begin DATA SECTION
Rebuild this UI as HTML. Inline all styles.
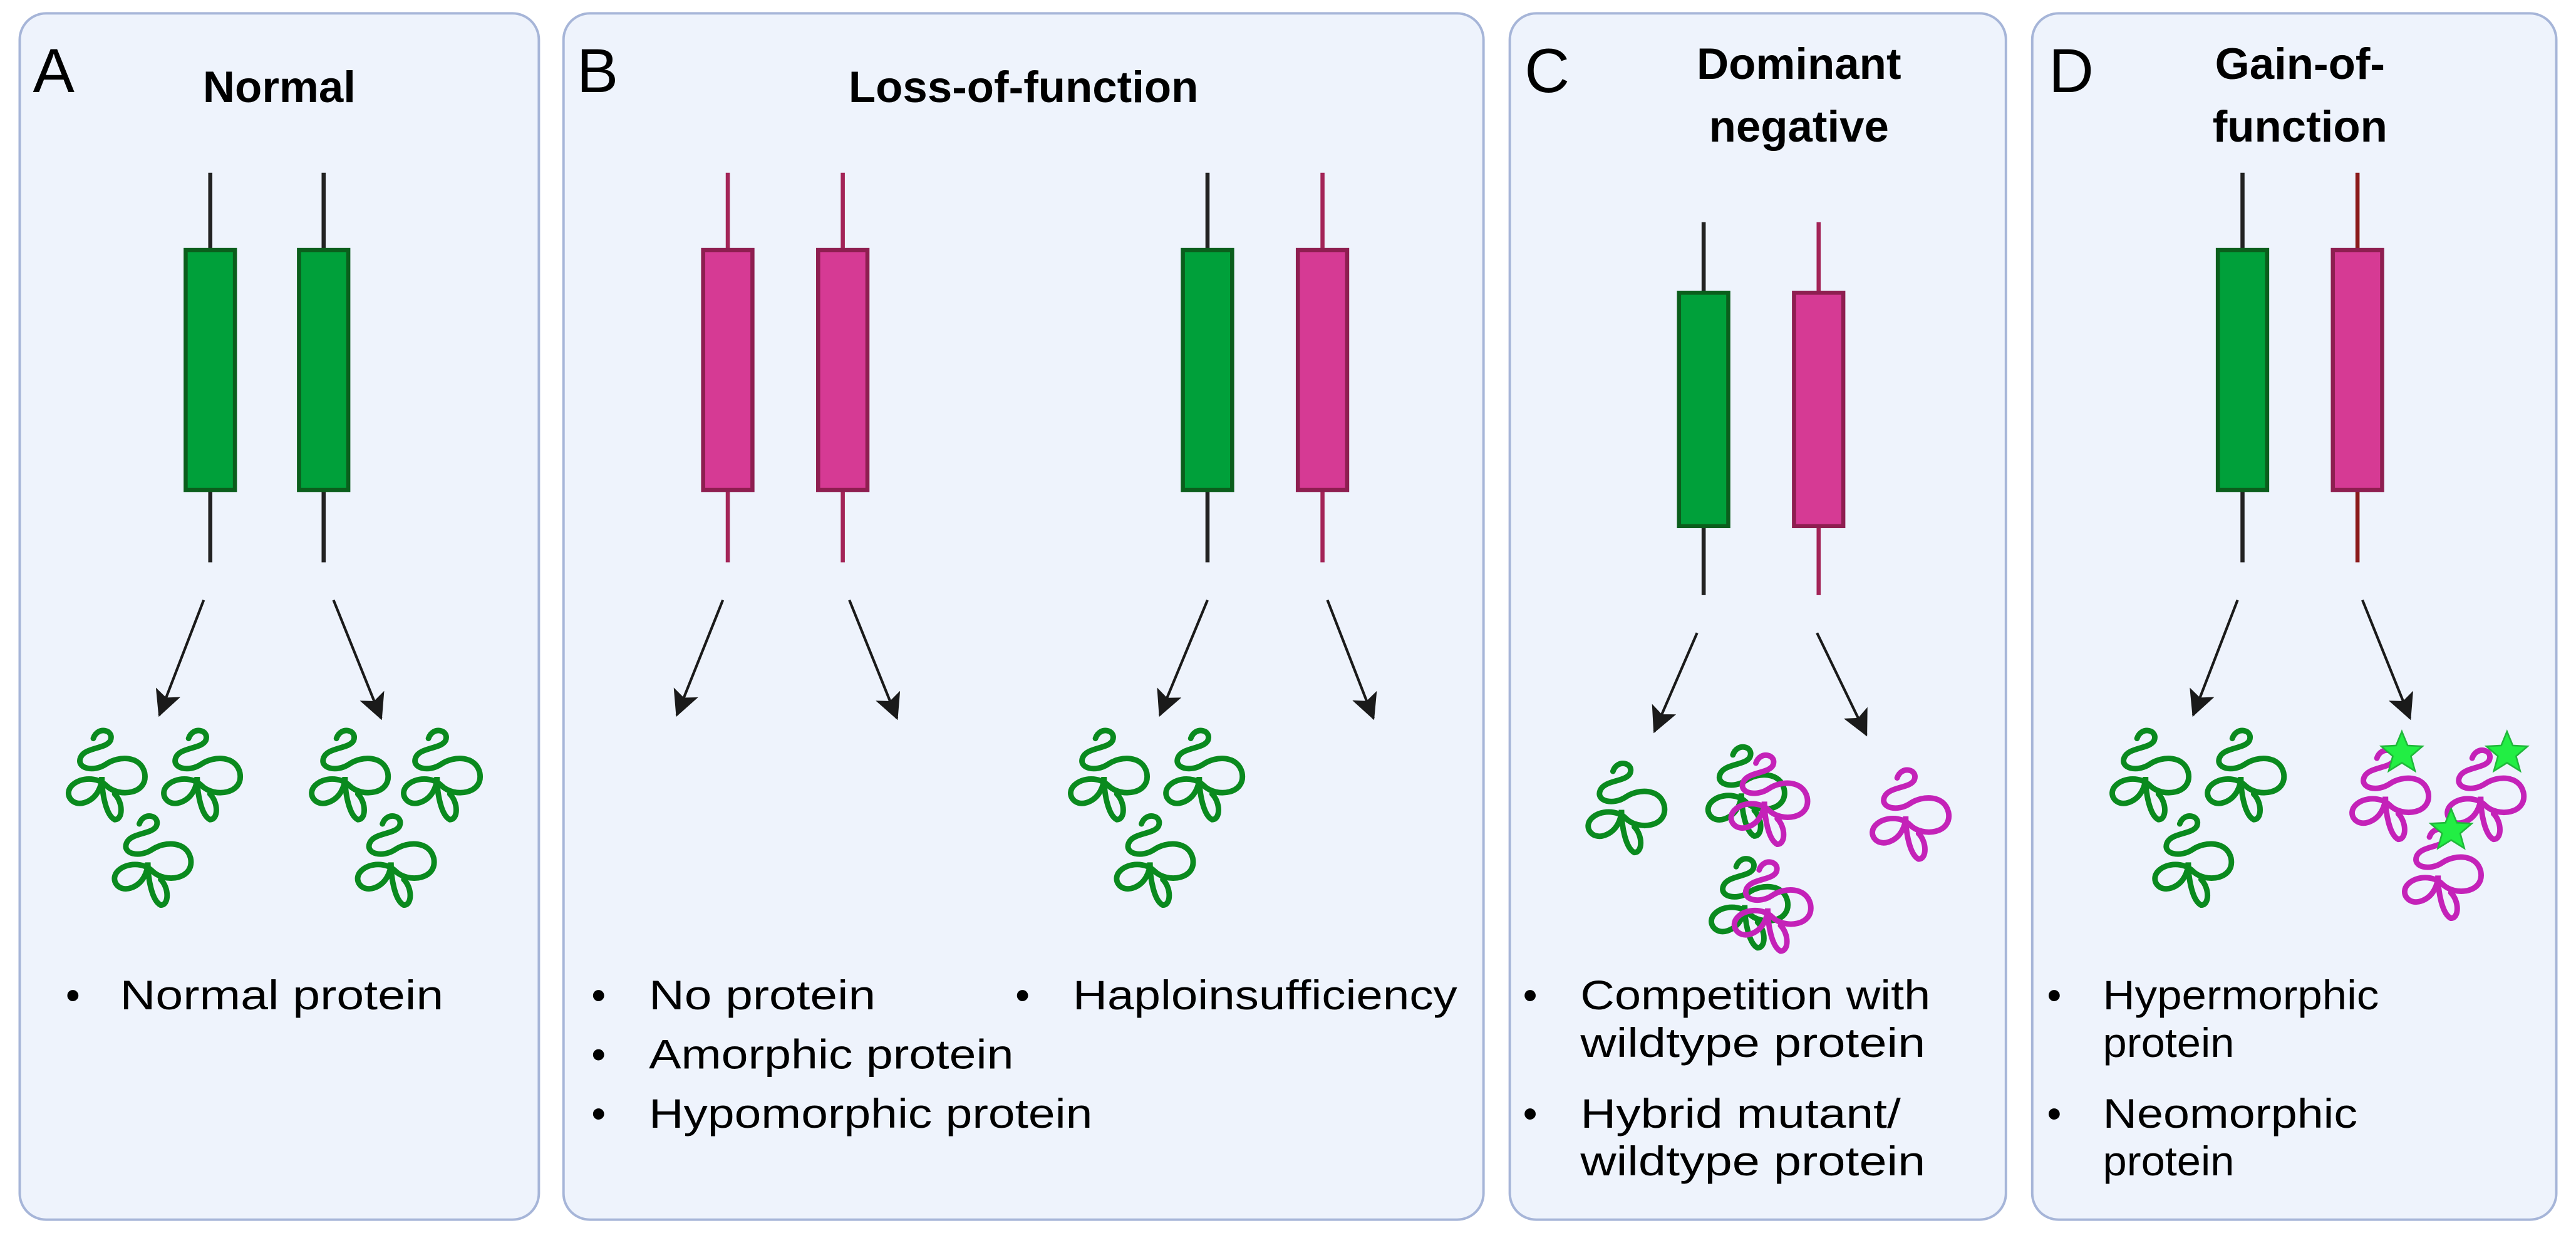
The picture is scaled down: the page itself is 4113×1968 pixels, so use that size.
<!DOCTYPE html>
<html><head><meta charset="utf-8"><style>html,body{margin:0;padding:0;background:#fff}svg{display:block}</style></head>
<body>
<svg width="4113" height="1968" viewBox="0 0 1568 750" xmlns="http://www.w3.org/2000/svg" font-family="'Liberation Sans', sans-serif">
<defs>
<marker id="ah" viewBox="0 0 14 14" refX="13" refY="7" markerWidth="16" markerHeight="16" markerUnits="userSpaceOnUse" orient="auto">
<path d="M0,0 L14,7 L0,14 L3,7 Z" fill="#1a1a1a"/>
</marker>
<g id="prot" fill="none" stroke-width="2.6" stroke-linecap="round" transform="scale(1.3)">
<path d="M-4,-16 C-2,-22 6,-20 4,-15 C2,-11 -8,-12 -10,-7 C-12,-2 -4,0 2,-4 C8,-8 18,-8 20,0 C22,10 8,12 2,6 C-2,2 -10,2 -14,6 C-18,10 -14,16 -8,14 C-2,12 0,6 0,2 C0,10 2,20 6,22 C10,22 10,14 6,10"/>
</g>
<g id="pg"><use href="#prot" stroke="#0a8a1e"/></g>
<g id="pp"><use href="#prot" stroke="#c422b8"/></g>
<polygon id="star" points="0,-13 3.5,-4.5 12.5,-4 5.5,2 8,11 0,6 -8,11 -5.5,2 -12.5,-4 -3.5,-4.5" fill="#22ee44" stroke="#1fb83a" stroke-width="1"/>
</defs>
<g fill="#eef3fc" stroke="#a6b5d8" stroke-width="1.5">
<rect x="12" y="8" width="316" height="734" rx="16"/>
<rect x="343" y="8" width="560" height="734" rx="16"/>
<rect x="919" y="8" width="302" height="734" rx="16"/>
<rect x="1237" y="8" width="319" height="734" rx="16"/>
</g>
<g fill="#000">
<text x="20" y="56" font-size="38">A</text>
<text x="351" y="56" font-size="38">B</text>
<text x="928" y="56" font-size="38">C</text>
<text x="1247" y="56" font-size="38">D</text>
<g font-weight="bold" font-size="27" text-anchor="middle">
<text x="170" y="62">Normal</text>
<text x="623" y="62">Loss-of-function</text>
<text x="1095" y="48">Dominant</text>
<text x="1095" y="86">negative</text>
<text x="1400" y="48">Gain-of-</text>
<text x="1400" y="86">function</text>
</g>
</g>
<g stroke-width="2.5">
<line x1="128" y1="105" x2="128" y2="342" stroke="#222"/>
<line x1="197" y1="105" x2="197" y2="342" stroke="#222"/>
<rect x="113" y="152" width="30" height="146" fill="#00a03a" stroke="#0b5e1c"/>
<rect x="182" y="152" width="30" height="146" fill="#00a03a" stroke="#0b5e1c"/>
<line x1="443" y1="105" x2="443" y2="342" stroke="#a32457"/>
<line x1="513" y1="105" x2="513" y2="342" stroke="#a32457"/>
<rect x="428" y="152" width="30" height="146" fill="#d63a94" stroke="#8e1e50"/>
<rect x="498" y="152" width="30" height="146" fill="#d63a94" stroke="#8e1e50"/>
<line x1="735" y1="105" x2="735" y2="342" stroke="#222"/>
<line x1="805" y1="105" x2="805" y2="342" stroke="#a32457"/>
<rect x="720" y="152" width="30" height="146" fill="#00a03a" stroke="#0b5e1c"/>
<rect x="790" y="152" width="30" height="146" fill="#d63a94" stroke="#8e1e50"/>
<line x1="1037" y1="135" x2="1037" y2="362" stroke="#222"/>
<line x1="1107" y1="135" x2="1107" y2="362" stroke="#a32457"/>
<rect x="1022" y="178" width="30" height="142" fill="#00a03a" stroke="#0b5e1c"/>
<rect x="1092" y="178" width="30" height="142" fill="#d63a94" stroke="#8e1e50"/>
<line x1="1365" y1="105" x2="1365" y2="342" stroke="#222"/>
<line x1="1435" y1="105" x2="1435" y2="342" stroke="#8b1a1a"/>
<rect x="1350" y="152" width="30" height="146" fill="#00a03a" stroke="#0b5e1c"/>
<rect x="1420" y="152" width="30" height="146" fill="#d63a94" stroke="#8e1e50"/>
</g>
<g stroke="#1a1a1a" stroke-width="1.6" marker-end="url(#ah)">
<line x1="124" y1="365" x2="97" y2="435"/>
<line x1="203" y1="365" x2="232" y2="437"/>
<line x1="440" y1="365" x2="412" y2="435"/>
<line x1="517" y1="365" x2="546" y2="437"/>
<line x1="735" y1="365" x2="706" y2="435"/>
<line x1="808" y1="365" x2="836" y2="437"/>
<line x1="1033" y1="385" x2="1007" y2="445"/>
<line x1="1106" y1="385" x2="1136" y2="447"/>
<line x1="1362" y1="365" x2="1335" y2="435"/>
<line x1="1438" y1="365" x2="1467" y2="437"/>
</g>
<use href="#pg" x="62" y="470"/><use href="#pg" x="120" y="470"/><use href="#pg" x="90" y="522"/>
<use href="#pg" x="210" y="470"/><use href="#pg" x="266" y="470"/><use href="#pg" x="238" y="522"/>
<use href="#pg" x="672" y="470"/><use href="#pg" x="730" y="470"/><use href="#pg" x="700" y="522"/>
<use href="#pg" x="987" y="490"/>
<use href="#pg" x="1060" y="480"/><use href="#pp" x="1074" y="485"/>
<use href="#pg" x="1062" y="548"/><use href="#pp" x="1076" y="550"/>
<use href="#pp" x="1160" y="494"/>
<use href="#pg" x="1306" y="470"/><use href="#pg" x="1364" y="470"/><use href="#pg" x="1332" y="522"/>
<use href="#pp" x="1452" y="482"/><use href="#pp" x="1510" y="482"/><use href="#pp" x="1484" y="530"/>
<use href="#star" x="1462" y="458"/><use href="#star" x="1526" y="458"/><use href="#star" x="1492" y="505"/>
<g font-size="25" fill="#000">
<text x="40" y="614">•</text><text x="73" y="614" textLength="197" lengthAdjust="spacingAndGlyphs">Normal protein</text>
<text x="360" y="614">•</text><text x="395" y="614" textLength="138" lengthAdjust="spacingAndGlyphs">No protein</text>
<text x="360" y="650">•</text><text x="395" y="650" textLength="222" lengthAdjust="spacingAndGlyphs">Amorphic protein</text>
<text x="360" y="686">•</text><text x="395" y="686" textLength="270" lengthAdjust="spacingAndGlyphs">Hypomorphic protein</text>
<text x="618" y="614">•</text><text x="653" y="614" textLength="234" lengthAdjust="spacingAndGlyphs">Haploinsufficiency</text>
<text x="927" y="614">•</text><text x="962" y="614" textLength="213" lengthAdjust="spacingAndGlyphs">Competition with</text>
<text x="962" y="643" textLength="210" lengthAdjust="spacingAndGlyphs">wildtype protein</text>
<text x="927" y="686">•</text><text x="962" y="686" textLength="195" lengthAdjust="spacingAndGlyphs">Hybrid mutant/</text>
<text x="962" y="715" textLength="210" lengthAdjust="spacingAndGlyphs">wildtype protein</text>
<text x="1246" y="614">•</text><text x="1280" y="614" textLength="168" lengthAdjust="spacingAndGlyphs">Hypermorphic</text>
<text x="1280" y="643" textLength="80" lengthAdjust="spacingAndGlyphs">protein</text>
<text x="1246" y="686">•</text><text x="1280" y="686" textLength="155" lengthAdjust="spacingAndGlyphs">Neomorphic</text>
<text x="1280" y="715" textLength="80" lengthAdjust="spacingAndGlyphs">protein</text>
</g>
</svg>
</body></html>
end DATA SECTION
▸ **INSTRUCTIONS TO FOLLOW**
Quote all the lines above exactly as given. Do not include the pictures.

▸ **ANSWER TO THIS TASK**
Rebuild this UI as HTML. Inline all styles.
The picture is scaled down: the page itself is 4113×1968 pixels, so use that size.
<!DOCTYPE html>
<html><head><meta charset="utf-8"><style>html,body{margin:0;padding:0;background:#fff}svg{display:block}</style></head>
<body>
<svg width="4113" height="1968" viewBox="0 0 1568 750" xmlns="http://www.w3.org/2000/svg" font-family="'Liberation Sans', sans-serif">
<defs>
<marker id="ah" viewBox="0 0 14 14" refX="13" refY="7" markerWidth="16" markerHeight="16" markerUnits="userSpaceOnUse" orient="auto">
<path d="M0,0 L14,7 L0,14 L3,7 Z" fill="#1a1a1a"/>
</marker>
<g id="prot" fill="none" stroke-width="2.6" stroke-linecap="round" transform="scale(1.3)">
<path d="M-4,-16 C-2,-22 6,-20 4,-15 C2,-11 -8,-12 -10,-7 C-12,-2 -4,0 2,-4 C8,-8 18,-8 20,0 C22,10 8,12 2,6 C-2,2 -10,2 -14,6 C-18,10 -14,16 -8,14 C-2,12 0,6 0,2 C0,10 2,20 6,22 C10,22 10,14 6,10"/>
</g>
<g id="pg"><use href="#prot" stroke="#0a8a1e"/></g>
<g id="pp"><use href="#prot" stroke="#c422b8"/></g>
<polygon id="star" points="0,-13 3.5,-4.5 12.5,-4 5.5,2 8,11 0,6 -8,11 -5.5,2 -12.5,-4 -3.5,-4.5" fill="#22ee44" stroke="#1fb83a" stroke-width="1"/>
</defs>
<g fill="#eef3fc" stroke="#a6b5d8" stroke-width="1.5">
<rect x="12" y="8" width="316" height="734" rx="16"/>
<rect x="343" y="8" width="560" height="734" rx="16"/>
<rect x="919" y="8" width="302" height="734" rx="16"/>
<rect x="1237" y="8" width="319" height="734" rx="16"/>
</g>
<g fill="#000">
<text x="20" y="56" font-size="38">A</text>
<text x="351" y="56" font-size="38">B</text>
<text x="928" y="56" font-size="38">C</text>
<text x="1247" y="56" font-size="38">D</text>
<g font-weight="bold" font-size="27" text-anchor="middle">
<text x="170" y="62">Normal</text>
<text x="623" y="62">Loss-of-function</text>
<text x="1095" y="48">Dominant</text>
<text x="1095" y="86">negative</text>
<text x="1400" y="48">Gain-of-</text>
<text x="1400" y="86">function</text>
</g>
</g>
<g stroke-width="2.5">
<line x1="128" y1="105" x2="128" y2="342" stroke="#222"/>
<line x1="197" y1="105" x2="197" y2="342" stroke="#222"/>
<rect x="113" y="152" width="30" height="146" fill="#00a03a" stroke="#0b5e1c"/>
<rect x="182" y="152" width="30" height="146" fill="#00a03a" stroke="#0b5e1c"/>
<line x1="443" y1="105" x2="443" y2="342" stroke="#a32457"/>
<line x1="513" y1="105" x2="513" y2="342" stroke="#a32457"/>
<rect x="428" y="152" width="30" height="146" fill="#d63a94" stroke="#8e1e50"/>
<rect x="498" y="152" width="30" height="146" fill="#d63a94" stroke="#8e1e50"/>
<line x1="735" y1="105" x2="735" y2="342" stroke="#222"/>
<line x1="805" y1="105" x2="805" y2="342" stroke="#a32457"/>
<rect x="720" y="152" width="30" height="146" fill="#00a03a" stroke="#0b5e1c"/>
<rect x="790" y="152" width="30" height="146" fill="#d63a94" stroke="#8e1e50"/>
<line x1="1037" y1="135" x2="1037" y2="362" stroke="#222"/>
<line x1="1107" y1="135" x2="1107" y2="362" stroke="#a32457"/>
<rect x="1022" y="178" width="30" height="142" fill="#00a03a" stroke="#0b5e1c"/>
<rect x="1092" y="178" width="30" height="142" fill="#d63a94" stroke="#8e1e50"/>
<line x1="1365" y1="105" x2="1365" y2="342" stroke="#222"/>
<line x1="1435" y1="105" x2="1435" y2="342" stroke="#8b1a1a"/>
<rect x="1350" y="152" width="30" height="146" fill="#00a03a" stroke="#0b5e1c"/>
<rect x="1420" y="152" width="30" height="146" fill="#d63a94" stroke="#8e1e50"/>
</g>
<g stroke="#1a1a1a" stroke-width="1.6" marker-end="url(#ah)">
<line x1="124" y1="365" x2="97" y2="435"/>
<line x1="203" y1="365" x2="232" y2="437"/>
<line x1="440" y1="365" x2="412" y2="435"/>
<line x1="517" y1="365" x2="546" y2="437"/>
<line x1="735" y1="365" x2="706" y2="435"/>
<line x1="808" y1="365" x2="836" y2="437"/>
<line x1="1033" y1="385" x2="1007" y2="445"/>
<line x1="1106" y1="385" x2="1136" y2="447"/>
<line x1="1362" y1="365" x2="1335" y2="435"/>
<line x1="1438" y1="365" x2="1467" y2="437"/>
</g>
<use href="#pg" x="62" y="470"/><use href="#pg" x="120" y="470"/><use href="#pg" x="90" y="522"/>
<use href="#pg" x="210" y="470"/><use href="#pg" x="266" y="470"/><use href="#pg" x="238" y="522"/>
<use href="#pg" x="672" y="470"/><use href="#pg" x="730" y="470"/><use href="#pg" x="700" y="522"/>
<use href="#pg" x="987" y="490"/>
<use href="#pg" x="1060" y="480"/><use href="#pp" x="1074" y="485"/>
<use href="#pg" x="1062" y="548"/><use href="#pp" x="1076" y="550"/>
<use href="#pp" x="1160" y="494"/>
<use href="#pg" x="1306" y="470"/><use href="#pg" x="1364" y="470"/><use href="#pg" x="1332" y="522"/>
<use href="#pp" x="1452" y="482"/><use href="#pp" x="1510" y="482"/><use href="#pp" x="1484" y="530"/>
<use href="#star" x="1462" y="458"/><use href="#star" x="1526" y="458"/><use href="#star" x="1492" y="505"/>
<g font-size="25" fill="#000">
<text x="40" y="614">•</text><text x="73" y="614" textLength="197" lengthAdjust="spacingAndGlyphs">Normal protein</text>
<text x="360" y="614">•</text><text x="395" y="614" textLength="138" lengthAdjust="spacingAndGlyphs">No protein</text>
<text x="360" y="650">•</text><text x="395" y="650" textLength="222" lengthAdjust="spacingAndGlyphs">Amorphic protein</text>
<text x="360" y="686">•</text><text x="395" y="686" textLength="270" lengthAdjust="spacingAndGlyphs">Hypomorphic protein</text>
<text x="618" y="614">•</text><text x="653" y="614" textLength="234" lengthAdjust="spacingAndGlyphs">Haploinsufficiency</text>
<text x="927" y="614">•</text><text x="962" y="614" textLength="213" lengthAdjust="spacingAndGlyphs">Competition with</text>
<text x="962" y="643" textLength="210" lengthAdjust="spacingAndGlyphs">wildtype protein</text>
<text x="927" y="686">•</text><text x="962" y="686" textLength="195" lengthAdjust="spacingAndGlyphs">Hybrid mutant/</text>
<text x="962" y="715" textLength="210" lengthAdjust="spacingAndGlyphs">wildtype protein</text>
<text x="1246" y="614">•</text><text x="1280" y="614" textLength="168" lengthAdjust="spacingAndGlyphs">Hypermorphic</text>
<text x="1280" y="643" textLength="80" lengthAdjust="spacingAndGlyphs">protein</text>
<text x="1246" y="686">•</text><text x="1280" y="686" textLength="155" lengthAdjust="spacingAndGlyphs">Neomorphic</text>
<text x="1280" y="715" textLength="80" lengthAdjust="spacingAndGlyphs">protein</text>
</g>
</svg>
</body></html>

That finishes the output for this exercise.